Folhado rijo
Há uns anos, uma notícia surpreendeu cientistas e vigilantes da natureza: durante a estação seca, num período particularmente quente, centenas de antílopes no sul de África foram envenenados por árvores do género Acacia. Depois de vários meses sem chuva, estas plantas desesperavam para manter alguma folhagem, e havia que impedir a herbivoria. O mecanismo de defesa incluiu então duas etapas, a cumprir em não mais de meia hora: a emissão de um alerta (com etileno) pelas plantas com folhas já danificadas, avisando sobre a presença de predadores; e a produção extra e imediata de tanino pelas árvores notificadas, tornando as folhas mais amargas. O objectivo deste processo não era matar os animais, para quem essas árvores sempre foram a fonte principal de alimento. O sabor desagradável das folhas deveria repeli-los e levá-los a procurar alimento noutras paragens, evitando desse modo que dizimassem as plantas. Infelizmente, sem alternativa num local tão árido, os bichos comeram as folhas tóxicas — e os botânicos descobriram que afinal as plantas, sempre tão silenciosas, comunicam entre si.
Esta é uma instância dramática de adaptação da folhagem ao habitat, mas há outras mais fáceis de reconhecer e menos perigosas. Se as folhas são coriáceas e pequenas, de textura rija ou mesmo espinhosa, é bastante provável que a espécie esteja exposta a um clima quente e seco, ou muito frio.

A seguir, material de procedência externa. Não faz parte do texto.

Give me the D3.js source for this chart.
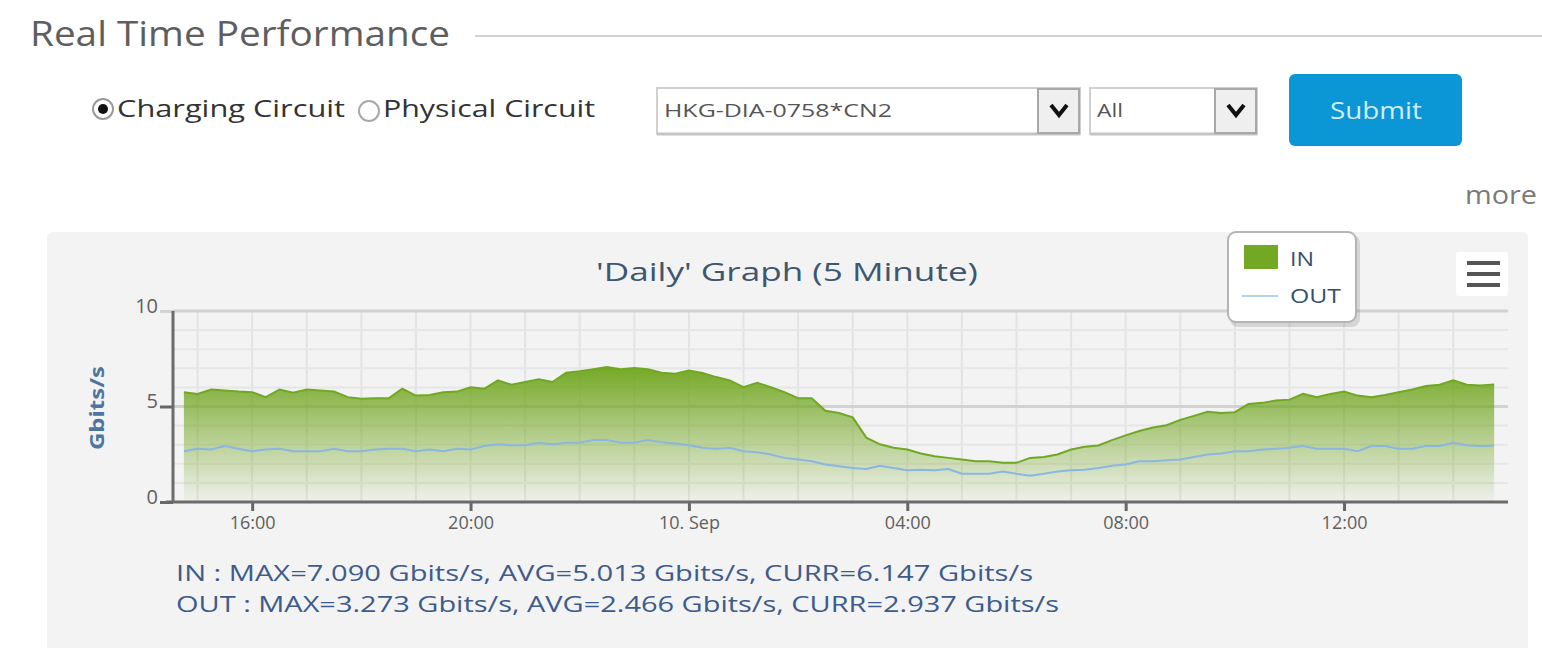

Pelo contrário, as folhas grandes e mais frágeis, que parecem depender de bastante água e sombra, são mais comuns em plantas de bosque, com temperaturas amenas e chuva frequente. Nas florestas tropicais, onde a humidade é elevada, há longos períodos com temperaturas muito altas e a acção dos herbívoros pode ser debilitante, é fácil encontrar plantas com folhas enormes mas duras, rugosas e indigestas, com margens recurvadas e veios centrais vincados para que o excesso de água escorra facilmente, e venação pinada para que a seiva nutra devidamente as folhas grandes.

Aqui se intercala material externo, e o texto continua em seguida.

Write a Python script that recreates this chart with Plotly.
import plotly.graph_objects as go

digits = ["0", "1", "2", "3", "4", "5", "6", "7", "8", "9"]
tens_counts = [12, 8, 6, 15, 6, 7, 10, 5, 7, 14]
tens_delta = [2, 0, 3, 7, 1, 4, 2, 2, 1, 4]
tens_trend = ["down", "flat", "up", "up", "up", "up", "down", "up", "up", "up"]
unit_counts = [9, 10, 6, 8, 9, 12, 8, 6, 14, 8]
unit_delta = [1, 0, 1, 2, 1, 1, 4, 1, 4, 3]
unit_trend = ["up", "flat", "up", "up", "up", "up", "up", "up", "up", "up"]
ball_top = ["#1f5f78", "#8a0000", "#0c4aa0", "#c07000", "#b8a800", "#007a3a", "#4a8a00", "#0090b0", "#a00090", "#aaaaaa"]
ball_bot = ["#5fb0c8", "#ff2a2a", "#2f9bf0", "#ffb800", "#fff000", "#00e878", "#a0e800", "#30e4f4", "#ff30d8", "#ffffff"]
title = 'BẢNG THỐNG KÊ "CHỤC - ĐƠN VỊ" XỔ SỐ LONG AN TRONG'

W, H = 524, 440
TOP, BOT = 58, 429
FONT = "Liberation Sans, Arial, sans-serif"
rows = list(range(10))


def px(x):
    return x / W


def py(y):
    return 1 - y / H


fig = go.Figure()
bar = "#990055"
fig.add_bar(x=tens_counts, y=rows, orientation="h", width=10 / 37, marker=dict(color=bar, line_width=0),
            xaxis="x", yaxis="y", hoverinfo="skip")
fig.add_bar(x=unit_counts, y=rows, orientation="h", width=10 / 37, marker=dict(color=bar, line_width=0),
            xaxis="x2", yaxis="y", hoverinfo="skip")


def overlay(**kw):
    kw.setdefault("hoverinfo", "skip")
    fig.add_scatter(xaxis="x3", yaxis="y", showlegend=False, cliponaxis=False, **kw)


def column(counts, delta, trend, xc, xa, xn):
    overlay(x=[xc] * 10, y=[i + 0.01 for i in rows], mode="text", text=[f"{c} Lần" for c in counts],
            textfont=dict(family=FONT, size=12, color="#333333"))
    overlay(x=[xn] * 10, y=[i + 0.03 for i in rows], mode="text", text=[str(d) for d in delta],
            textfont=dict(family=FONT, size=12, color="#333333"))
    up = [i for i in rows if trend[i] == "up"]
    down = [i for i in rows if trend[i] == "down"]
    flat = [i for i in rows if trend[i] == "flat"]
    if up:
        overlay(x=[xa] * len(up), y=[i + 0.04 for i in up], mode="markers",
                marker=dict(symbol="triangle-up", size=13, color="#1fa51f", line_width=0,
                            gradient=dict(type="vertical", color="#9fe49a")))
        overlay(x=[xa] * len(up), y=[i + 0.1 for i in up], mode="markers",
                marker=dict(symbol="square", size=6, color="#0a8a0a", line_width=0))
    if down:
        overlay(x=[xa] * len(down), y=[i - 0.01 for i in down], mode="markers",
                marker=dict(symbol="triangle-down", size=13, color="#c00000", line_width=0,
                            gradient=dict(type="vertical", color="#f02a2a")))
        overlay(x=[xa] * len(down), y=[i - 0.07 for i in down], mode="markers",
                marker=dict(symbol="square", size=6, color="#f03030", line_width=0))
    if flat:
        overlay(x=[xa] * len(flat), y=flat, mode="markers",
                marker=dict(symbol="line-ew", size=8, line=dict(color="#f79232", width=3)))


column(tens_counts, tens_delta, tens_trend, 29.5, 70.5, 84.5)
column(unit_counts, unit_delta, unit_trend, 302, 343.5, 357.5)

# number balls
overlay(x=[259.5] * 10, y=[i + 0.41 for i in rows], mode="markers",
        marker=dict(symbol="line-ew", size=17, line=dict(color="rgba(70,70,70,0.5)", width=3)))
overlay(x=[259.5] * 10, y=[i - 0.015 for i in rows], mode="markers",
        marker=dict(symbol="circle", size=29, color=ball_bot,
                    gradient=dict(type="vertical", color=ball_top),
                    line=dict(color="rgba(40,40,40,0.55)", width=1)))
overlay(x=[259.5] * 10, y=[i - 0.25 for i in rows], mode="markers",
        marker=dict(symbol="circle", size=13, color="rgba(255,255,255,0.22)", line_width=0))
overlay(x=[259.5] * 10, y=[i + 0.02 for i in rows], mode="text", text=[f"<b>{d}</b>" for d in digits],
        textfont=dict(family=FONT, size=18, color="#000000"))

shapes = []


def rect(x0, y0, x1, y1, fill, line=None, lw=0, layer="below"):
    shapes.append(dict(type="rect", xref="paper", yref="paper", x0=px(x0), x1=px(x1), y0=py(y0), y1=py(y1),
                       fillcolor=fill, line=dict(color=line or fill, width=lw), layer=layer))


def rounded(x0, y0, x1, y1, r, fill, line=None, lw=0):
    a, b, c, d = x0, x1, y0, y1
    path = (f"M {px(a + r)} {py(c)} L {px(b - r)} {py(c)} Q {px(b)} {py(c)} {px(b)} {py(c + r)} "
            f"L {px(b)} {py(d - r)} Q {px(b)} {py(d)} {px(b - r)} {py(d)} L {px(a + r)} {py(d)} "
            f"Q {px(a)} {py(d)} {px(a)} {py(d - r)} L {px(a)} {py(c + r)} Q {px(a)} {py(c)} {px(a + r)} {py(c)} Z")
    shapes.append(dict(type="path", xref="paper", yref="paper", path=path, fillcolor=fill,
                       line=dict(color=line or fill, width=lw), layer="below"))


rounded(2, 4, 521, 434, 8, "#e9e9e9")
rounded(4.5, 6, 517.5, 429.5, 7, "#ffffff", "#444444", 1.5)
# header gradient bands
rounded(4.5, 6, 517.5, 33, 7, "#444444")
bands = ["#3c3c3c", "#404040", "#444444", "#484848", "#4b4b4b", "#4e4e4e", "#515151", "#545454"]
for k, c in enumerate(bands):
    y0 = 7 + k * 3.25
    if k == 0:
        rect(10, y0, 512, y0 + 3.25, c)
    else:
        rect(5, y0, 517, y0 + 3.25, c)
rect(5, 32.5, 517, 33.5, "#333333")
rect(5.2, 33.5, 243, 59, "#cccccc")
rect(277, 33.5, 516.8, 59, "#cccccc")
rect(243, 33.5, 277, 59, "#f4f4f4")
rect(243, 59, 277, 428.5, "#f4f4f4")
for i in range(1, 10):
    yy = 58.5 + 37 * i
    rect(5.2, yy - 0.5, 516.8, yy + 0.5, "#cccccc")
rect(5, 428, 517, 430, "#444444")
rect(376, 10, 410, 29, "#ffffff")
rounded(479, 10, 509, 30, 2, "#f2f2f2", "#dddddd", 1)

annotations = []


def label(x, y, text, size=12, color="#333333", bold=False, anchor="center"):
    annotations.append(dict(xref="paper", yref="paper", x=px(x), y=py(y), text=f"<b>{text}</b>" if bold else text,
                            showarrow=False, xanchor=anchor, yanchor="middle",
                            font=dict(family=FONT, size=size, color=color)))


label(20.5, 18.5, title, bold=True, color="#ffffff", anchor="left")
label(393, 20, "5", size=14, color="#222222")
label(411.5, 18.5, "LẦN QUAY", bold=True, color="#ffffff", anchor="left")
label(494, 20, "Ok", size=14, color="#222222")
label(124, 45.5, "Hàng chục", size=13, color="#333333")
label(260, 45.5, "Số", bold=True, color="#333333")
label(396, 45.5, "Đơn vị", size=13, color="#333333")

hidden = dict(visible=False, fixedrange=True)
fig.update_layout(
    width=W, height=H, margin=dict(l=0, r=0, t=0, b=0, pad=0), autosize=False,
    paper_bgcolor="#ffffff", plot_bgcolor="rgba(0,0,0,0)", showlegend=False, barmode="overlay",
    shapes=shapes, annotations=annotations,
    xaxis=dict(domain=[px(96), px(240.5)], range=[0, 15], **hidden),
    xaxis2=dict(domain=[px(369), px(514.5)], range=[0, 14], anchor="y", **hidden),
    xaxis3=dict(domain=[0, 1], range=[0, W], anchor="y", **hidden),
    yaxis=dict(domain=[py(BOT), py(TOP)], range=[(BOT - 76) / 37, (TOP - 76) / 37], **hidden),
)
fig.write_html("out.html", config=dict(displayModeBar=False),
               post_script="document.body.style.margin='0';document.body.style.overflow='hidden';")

Na região mediterrânica, origem de muitas das espécies da flora da ilhas Canárias, o clima é quente e seco no Verão, mas ameno e húmido no Inverno. Não peca nem pelos destemperos do clima oceânico, muito chuvoso e dado a ventanias (o das ilhas açorianas), nem pelos ardores do clima semi-árido do norte de África (e o de várias ilhas das Canárias). Algumas das espécies que dali migraram para a Macaronésia mantiveram o porte arbustivo, ou até se esticaram para árvores, mas as folhas tornaram-se mais pequenas, ou mais rijas, ou mais espinhosas. É o caso do género Viburnum.
As espécies do género Viburnum que ocorrem em Portugal (V. tinus, V. opulus e V. lantana) gostam de orlas de bosques sombrios, da proximidade de cursos de água e de solos férteis. Têm folhas verdes, largas e mais ou menos lustrosas, que se dispõem horizontalmente de modo a maximizarem o benefício do calor e da luz. O Viburnum rigidum, endemismo do arquipélago das Canárias (que ocorre em El Hierro, La Palma, La Gomera, Tenerife e Gran Canaria) parece ser morfologicamente próximo do V. tinus. Em particular, a folhagem é igualmente perene, embora o porte seja mais alto, atingindo os 7 m de altura. Pode encontrar-se em bosques de laurissilva, mas é frequente em barrancos pedregosos e quentes, onde os ribeiros há muito desapareceram e raramente chove. Em resposta a este tipo exigente de habitat, ou a solo pobre em alguns nutrientes, a folhagem tornou-se mais tolerante à falta de água e pouco atraente para os herbívoros. As folhas do V. rigidum são longas (10-20 cm) mas têm textura coriácea e áspera, penugem densa em ambas as faces e ao longo das nervuras, margens inteiras e ápice agudo.
As fotos são de exemplares de um pinhal em Arafo (Tenerife). As umbelas densas de flores brancas (que desabotoam entre Fevereiro a Maio) são semelhantes às do V. tinus, mas mais vistosas. Pelo contrário, os frutos carnudos, escuros quando maduros, copiam o padrão do género na região mediterrânica.